Exemplo disso é o primeiro-ministro e atual candidato às eleições de maio, Luís Montenegro, que na sexta-feira passada publicou um "reel" para marcar o arranque da campanha eleitoral. Falando diretamente para a câmara do telemóvel com um ar sorridente, Montenegro diz que os próximos dias são "importantíssimos" para o esclarecimento.

O seu adversário socialista nesta corrida eleitoral, Pedro Nuno Santos, também partilhou na última quinta-feira um `reel´, ao lado do líder do PS/Açores, Francisco César, em que faz para o telemóvel um resumo do dia da pré-campanha em S. Miguel.

"Sempre que um político põe um ‘post’ de caráter pessoal, tendem a ter mais notoriedade"

Em declarações à Lusa, o investigador do MediaLab do Instituto Superior de Ciências do Trabalho e da Empresa (ISCTE-IUL) José Moreno confirmou que sempre que um político partilha uma imagem ou vídeo de caráter pessoal "tendem a ter mais notoriedade".

“Temos feito análise de praticamente todos os atos eleitorais em Portugal, nomeadamente do discurso dos políticos, da presença dos políticos nas redes sociais, e é evidente nos resultados que sempre que um político põe um ‘post’ de caráter pessoal, ou porque é o aniversário do filho, porque visitou os pais, porque evocou uma memória de infância, qualquer coisa que seja um lado humano, esses ‘posts’ tendem a ter mais notoriedade do que os ‘posts’ tradicionais de política”, disse.

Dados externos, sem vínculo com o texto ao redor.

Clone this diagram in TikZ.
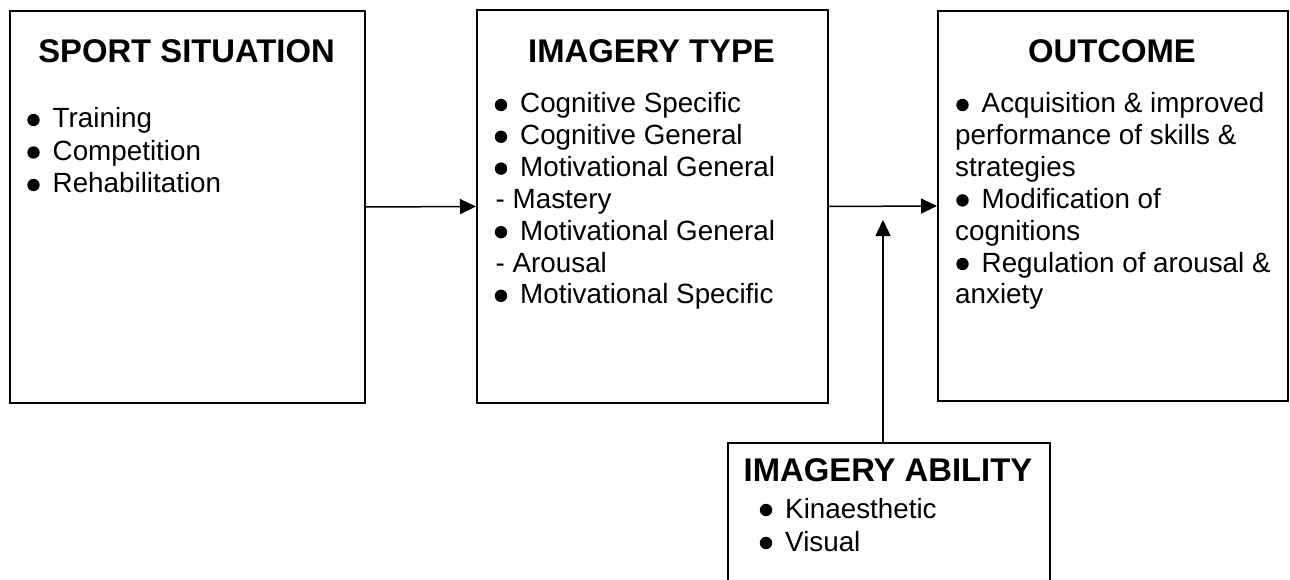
\documentclass[tikz,border=0pt]{standalone}
\usepackage{fontspec}
\setmainfont{Liberation Sans}
\usetikzlibrary{arrows.meta}
\tikzset{
  box/.style={draw, line width=2pt, inner sep=0pt, anchor=north west},
  ttl/.style={anchor=base, inner sep=0pt, font=\fontsize{32.8}{36}\selectfont\bfseries},
  itm/.style={anchor=base west, inner sep=0pt, font=\fontsize{27.8}{32}\selectfont},
  bul/.style={fill=black},
  arr/.style={line width=1.5pt, -{Triangle[length=16pt,width=15pt]}}
}
% bullet item: name, text x, baseline y, text
\newcommand{\bitem}[4]{%
  \fill[bul] ({#2-19},{#3-8}) circle (6.2pt);
  \node[itm] (#1) at (#2,#3) {#4};}
\begin{document}
\begin{tikzpicture}[x=1pt,y=-1pt]
\useasboundingbox (0,0) rectangle (1290,580);
% boxes
\node[box, minimum width=355pt, minimum height=392pt] (box1) at (9,10) {};
\node[box, minimum width=351pt, minimum height=393pt] (box2) at (476,9) {};
\node[box, minimum width=350pt, minimum height=390pt] (box3) at (937,10) {};
\node[inner sep=0pt, anchor=north west, minimum width=322pt, minimum height=137pt] (box4) at (728,443) {};
\draw[line width=2pt] (box4.south west) -- (box4.north west) -- (box4.north east) -- (box4.south east);
% titles
\node[ttl] (t1) at (186.5,63) {SPORT SITUATION};
\node[ttl] (t2) at (651.5,63) {IMAGERY TYPE};
\node[ttl] (t3) at (1112,63) {OUTCOME};
\node[ttl] (t4) at (888,481) {IMAGERY ABILITY};
% box 1 items
\bitem{a1}{52.5}{128}{Training}
\bitem{a2}{52.5}{160.5}{Competition}
\bitem{a3}{52.5}{193}{Rehabilitation}
% box 2 items
\bitem{b1}{520}{113}{Cognitive Specific}
\bitem{b2}{520}{144.8}{Cognitive General}
\bitem{b3}{520}{176.6}{Motivational General}
\node[itm] (b4) at (495.5,208.4) {- Mastery};
\bitem{b5}{520}{240.2}{Motivational General}
\node[itm] (b6) at (495.5,272) {- Arousal};
\bitem{b7}{520}{303.8}{Motivational Specific}
% box 3 items
\bitem{c1}{981.5}{113}{Acquisition \& improved}
\node[itm] (c2) at (955,144.8) {performance of skills \&};
\node[itm] (c3) at (955,176.6) {strategies};
\bitem{c4}{981.5}{208.4}{Modification of}
\node[itm] (c5) at (955,240.2) {cognitions};
\bitem{c6}{981.5}{272}{Regulation of arousal \&}
\node[itm] (c7) at (955,303.8) {anxiety};
% box 4 items
\bitem{d1}{785}{518}{Kinaesthetic}
\bitem{d2}{785}{551}{Visual}
% arrows
\draw[arr] (box1.east) -- (box2.west);
\draw[arr] (box2.east) -- (box3.west);
\coordinate (tip) at (883,220);
\draw[arr] (tip |- box4.north) -- (tip);
\end{tikzpicture}
\end{document}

O eurodeputado comunista João Oliveira constatou essa realidade, contando à Lusa que as publicações que tiveram mais ‘engagement’ nas suas páginas foram uma fotografia das suas filhas, “com as caras descaracterizadas”, a caminho de uma manifestação pela paz na Palestina, e uma outra, em que, no Parlamento Europeu, não estava a conseguir falar porque nenhum dos microfones estava ligado, num momento inusitado.

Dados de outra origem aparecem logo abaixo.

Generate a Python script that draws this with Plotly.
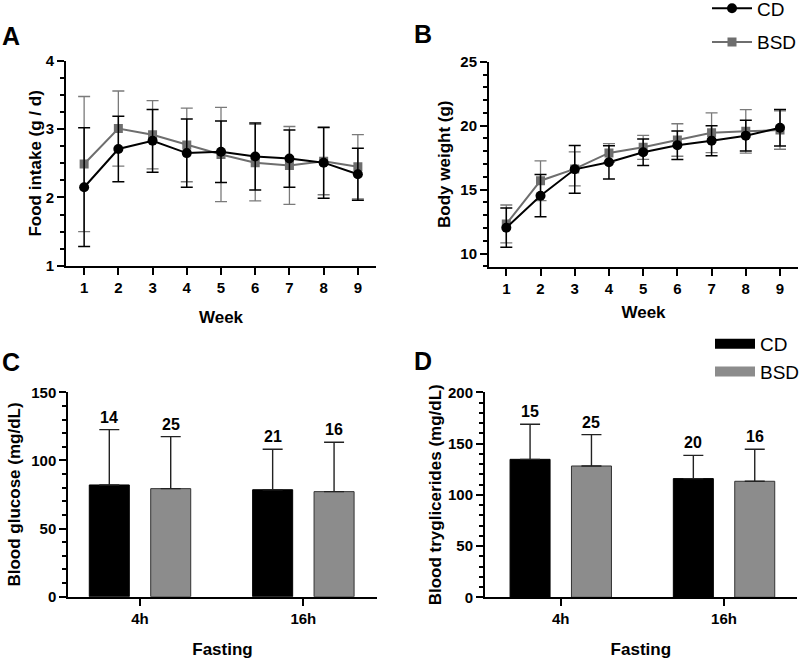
import plotly.graph_objects as go

# ---------------- data ----------------
weeks = [1, 2, 3, 4, 5, 6, 7, 8, 9]

food_cd = [2.15, 2.71, 2.83, 2.65, 2.67, 2.60, 2.57, 2.51, 2.34]
food_cd_sd = [0.87, 0.48, 0.46, 0.50, 0.45, 0.49, 0.42, 0.52, 0.38]
food_bsd = [2.49, 3.01, 2.92, 2.77, 2.63, 2.51, 2.47, 2.53, 2.45]
food_bsd_sd = [0.99, 0.55, 0.50, 0.54, 0.69, 0.56, 0.57, 0.49, 0.47]

bw_cd = [12.03, 14.53, 16.59, 17.14, 17.92, 18.47, 18.83, 19.22, 19.84]
bw_cd_sd = [1.53, 1.65, 1.87, 1.30, 1.04, 1.12, 1.17, 1.20, 1.42]
bw_bsd = [12.32, 15.70, 16.62, 17.87, 18.31, 18.88, 19.45, 19.56, 19.66]
bw_bsd_sd = [1.48, 1.55, 1.33, 0.73, 0.94, 1.27, 1.55, 1.70, 1.50]

fasting = ["4h", "16h"]
group_pos = [0, 1]

glu_cd = [82.0, 78.5]
glu_cd_sd = [40.6, 29.7]
glu_cd_n = [14, 21]
glu_bsd = [79.3, 77.1]
glu_bsd_sd = [38.2, 36.2]
glu_bsd_n = [25, 16]

tg_cd = [134.6, 115.8]
tg_cd_sd = [34.2, 22.7]
tg_cd_n = [15, 20]
tg_bsd = [128.1, 113.2]
tg_bsd_sd = [30.6, 31.2]
tg_bsd_n = [25, 16]

# ---------------- style ----------------
FONT = "Liberation Sans, Arial, sans-serif"
BLACK = "#000000"
GRAY_LINE = "#6e6e6e"
GRAY_ERR = "#7a7a7a"
GRAY_BAR = "#8c8c8c"
BAR_OFFSET = 0.188
BAR_WIDTH = 0.245

fig = go.Figure()

# ---------- Panel A ----------
fig.add_trace(go.Scatter(
    x=weeks, y=food_bsd, mode="lines+markers", name="BSD",
    legendgroup="BSDl", legendrank=2, legend="legend",
    line=dict(color=GRAY_LINE, width=2),
    marker=dict(symbol="square", size=9, color=GRAY_LINE),
    error_y=dict(type="data", array=food_bsd_sd, color=GRAY_ERR, thickness=1.3, width=6),
    xaxis="x", yaxis="y"))
fig.add_trace(go.Scatter(
    x=weeks, y=food_cd, mode="lines+markers", name="CD",
    legendgroup="CDl", legendrank=1, legend="legend",
    line=dict(color=BLACK, width=2),
    marker=dict(symbol="circle", size=10, color=BLACK),
    error_y=dict(type="data", array=food_cd_sd, color=BLACK, thickness=1.5, width=6),
    xaxis="x", yaxis="y"))

# ---------- Panel B ----------
fig.add_trace(go.Scatter(
    x=weeks, y=bw_bsd, mode="lines+markers", name="BSD", showlegend=False,
    legendgroup="BSDl",
    line=dict(color=GRAY_LINE, width=2),
    marker=dict(symbol="square", size=9, color=GRAY_LINE),
    error_y=dict(type="data", array=bw_bsd_sd, color=GRAY_ERR, thickness=1.3, width=6),
    xaxis="x2", yaxis="y2"))
fig.add_trace(go.Scatter(
    x=weeks, y=bw_cd, mode="lines+markers", name="CD", showlegend=False,
    legendgroup="CDl",
    line=dict(color=BLACK, width=2),
    marker=dict(symbol="circle", size=10, color=BLACK),
    error_y=dict(type="data", array=bw_cd_sd, color=BLACK, thickness=1.5, width=6),
    xaxis="x2", yaxis="y2"))

# ---------- Panels C & D (bars) ----------
def add_bars(cd, cd_sd, bsd, bsd_sd, xa, ya):
    x_cd = [p - BAR_OFFSET for p in group_pos]
    x_bsd = [p + BAR_OFFSET for p in group_pos]
    fig.add_trace(go.Bar(
        x=x_cd, y=cd, width=BAR_WIDTH, name="CD", showlegend=False,
        legendgroup="CDb",
        marker=dict(color=BLACK, line=dict(color=BLACK, width=1)),
        error_y=dict(type="data", array=cd_sd, arrayminus=[0] * len(cd_sd), symmetric=False,
                     color="#222222", thickness=1.4, width=10),
        xaxis=xa, yaxis=ya))
    fig.add_trace(go.Bar(
        x=x_bsd, y=bsd, width=BAR_WIDTH, name="BSD", showlegend=False,
        legendgroup="BSDb",
        marker=dict(color=GRAY_BAR, line=dict(color="#333333", width=1)),
        error_y=dict(type="data", array=bsd_sd, arrayminus=[0] * len(bsd_sd), symmetric=False,
                     color="#222222", thickness=1.4, width=10),
        xaxis=xa, yaxis=ya))
    return x_cd, x_bsd

gx_cd, gx_bsd = add_bars(glu_cd, glu_cd_sd, glu_bsd, glu_bsd_sd, "x3", "y3")
tx_cd, tx_bsd = add_bars(tg_cd, tg_cd_sd, tg_bsd, tg_bsd_sd, "x4", "y4")

# legend-only entries for the bar legend
fig.add_trace(go.Scatter(x=[None], y=[None], mode="lines", name="CD", legend="legend2",
                         legendgroup="CDb", legendrank=1,
                         line=dict(color=BLACK, width=11), xaxis="x4", yaxis="y4"))
fig.add_trace(go.Scatter(x=[None], y=[None], mode="lines", name="BSD", legend="legend2",
                         legendgroup="BSDb", legendrank=2,
                         line=dict(color=GRAY_BAR, width=11), xaxis="x4", yaxis="y4"))

# ---------- annotations ----------
annotations = []
def n_labels(xs, means, sds, ns, xa, ya):
    for x, m, s, n in zip(xs, means, sds, ns):
        annotations.append(dict(x=x, y=m + s, xref=xa, yref=ya, text=str(n), showarrow=False,
                                yanchor="bottom", yshift=2,
                                font=dict(family=FONT, size=16, color=BLACK, weight="bold")))

n_labels(gx_cd, glu_cd, glu_cd_sd, glu_cd_n, "x3", "y3")
n_labels(gx_bsd, glu_bsd, glu_bsd_sd, glu_bsd_n, "x3", "y3")
n_labels(tx_cd, tg_cd, tg_cd_sd, tg_cd_n, "x4", "y4")
n_labels(tx_bsd, tg_bsd, tg_bsd_sd, tg_bsd_n, "x4", "y4")

W, H = 800, 661
for letter, px, py in [("A", 11, 36), ("B", 423, 34), ("C", 11, 362), ("D", 423, 361)]:
    annotations.append(dict(x=px / W, y=1 - py / H, xref="paper", yref="paper", text=letter,
                            showarrow=False, xanchor="center", yanchor="middle",
                            font=dict(family=FONT, size=25, color=BLACK, weight="bold")))

# ---------- axes ----------
tickfont = dict(family=FONT, size=15, color=BLACK, weight="bold")
titlefont = dict(family=FONT, size=17, color=BLACK, weight="bold")

def xax(domain, rng, anchor, title, standoff, tickvals, ticktext=None):
    d = dict(domain=domain, range=rng, anchor=anchor, showgrid=False, zeroline=False,
             showline=True, linecolor=BLACK, linewidth=2,
             ticks="outside", ticklen=7, tickwidth=2, tickcolor=BLACK,
             tickvals=tickvals, tickfont=tickfont,
             title=dict(text=title, font=titlefont, standoff=standoff))
    if ticktext is not None:
        d["ticktext"] = ticktext
    return d

def yax(domain, rng, anchor, title, standoff, dtick, minor):
    return dict(domain=domain, range=rng, anchor=anchor, showgrid=False, zeroline=False,
                showline=True, linecolor=BLACK, linewidth=2,
                ticks="outside", ticklen=7, tickwidth=2, tickcolor=BLACK,
                tick0=0, dtick=dtick, tickfont=tickfont,
                minor=dict(dtick=minor, ticks="outside", ticklen=4, tickwidth=2,
                           tickcolor=BLACK, showgrid=False),
                title=dict(text=title, font=titlefont, standoff=standoff))

fig.update_layout(
    width=W, height=H,
    margin=dict(l=0, r=0, t=0, b=0, autoexpand=False),
    paper_bgcolor="white", plot_bgcolor="white",
    font=dict(family=FONT, color=BLACK),
    barmode="overlay",
    xaxis=xax([66 / W, 376 / W], [0.47, 9.53], "y", "Week", 16, weeks),
    yaxis=yax([1 - 265.7 / H, 1 - 61 / H], [1, 4], "x", "Food intake (g / d)", 0, 1, 0.25),
    xaxis2=xax([489 / W, 798 / W], [0.494, 9.526], "y2", "Week", 10, weeks),
    yaxis2=yax([1 - 266.7 / H, 1 - 61.7 / H], [8.98, 25], "x2", "Body weight (g)", 5, 5, 1),
    xaxis3=xax([68.3 / W, 376.7 / W], [-0.439, 1.449], "y3", "Fasting", 17, group_pos, fasting),
    yaxis3=yax([1 - 596.7 / H, 1 - 392.3 / H], [0, 150], "x3", "Blood glucose (mg/dL)", 6, 50, 10),
    xaxis4=xax([485 / W, 796.7 / W], [-0.464, 1.445], "y4", "Fasting", 17, group_pos, fasting),
    yaxis4=yax([1 - 597.3 / H, 1 - 392.3 / H], [0, 200], "x4", "Blood tryglicerides (mg/dL)", 2, 50, 10),
    legend=dict(x=707 / W, y=1.016, xanchor="left", yanchor="top", orientation="v",
                font=dict(family=FONT, size=19, color=BLACK), itemwidth=40,
                tracegroupgap=6, bgcolor="rgba(0,0,0,0)", traceorder="grouped"),
    legend2=dict(x=710 / W, y=1 - 325 / H, xanchor="left", yanchor="top", orientation="v",
                 font=dict(family=FONT, size=19, color=BLACK), itemwidth=40,
                 tracegroupgap=0, bgcolor="rgba(0,0,0,0)", traceorder="grouped"),
    annotations=annotations,
)

fig.write_html("out.html", config={"displayModeBar": False},
               post_script="document.body.style.margin='0';document.body.style.overflow='hidden';")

“Tentei ligar uns quatro ou cinco microfones à minha volta e nenhum funcionava”, disse, admitindo que “aquilo deu um vídeo com alguma piada”. Embora fosse num contexto político, o eurodeputado comunista reconhece que aquele conteúdo “de político não tem nada”.

No seu livro "Comunicação da Comunicação, As Pessoas São a Mensagem", 2023, editado pela "Mundos Sociais", Gustavo Cardoso defende a tese, assinalou José Moreno, de que "são as próprias pessoas que são a mensagem".

"No sentido em que as redes são apropriadas pelas pessoas, são as pessoas que estão dentro das redes, são as pessoas que publicam, são as pessoas que partilham, são as pessoas que fazem ‘like’ e, portanto, o resultado final daquilo que aparece nas redes é o resultado acumulado da contribuição das pessoas”", frisou.

 A IL também procura recorrer ao humor para fazer política nas redes sociais. No TikTok, surge um ‘clip’ em que uma criança, enquanto joga Monopólio, chora porque o seu dinheiro foi todo parar aos impostos.

O Livre brincou com a ida ao espaço da cantora ‘pop’ Katy Perry para criticar os transportes públicos em Portugal: "Ela vai ao espaço e volta em 11 minutos e tu ainda nem fizeste uma rotunda”, escreve o Livre na legenda.

Nas páginas do PAN, são frequentes recortes de vídeos de intervenções públicas dos seus dirigentes, mas um dos mais vistos, com 50 mil visualizações, foi um "reel" em que se acusa André Ventura, do Chega, de mentir sobre o número de touros mortos em touradas.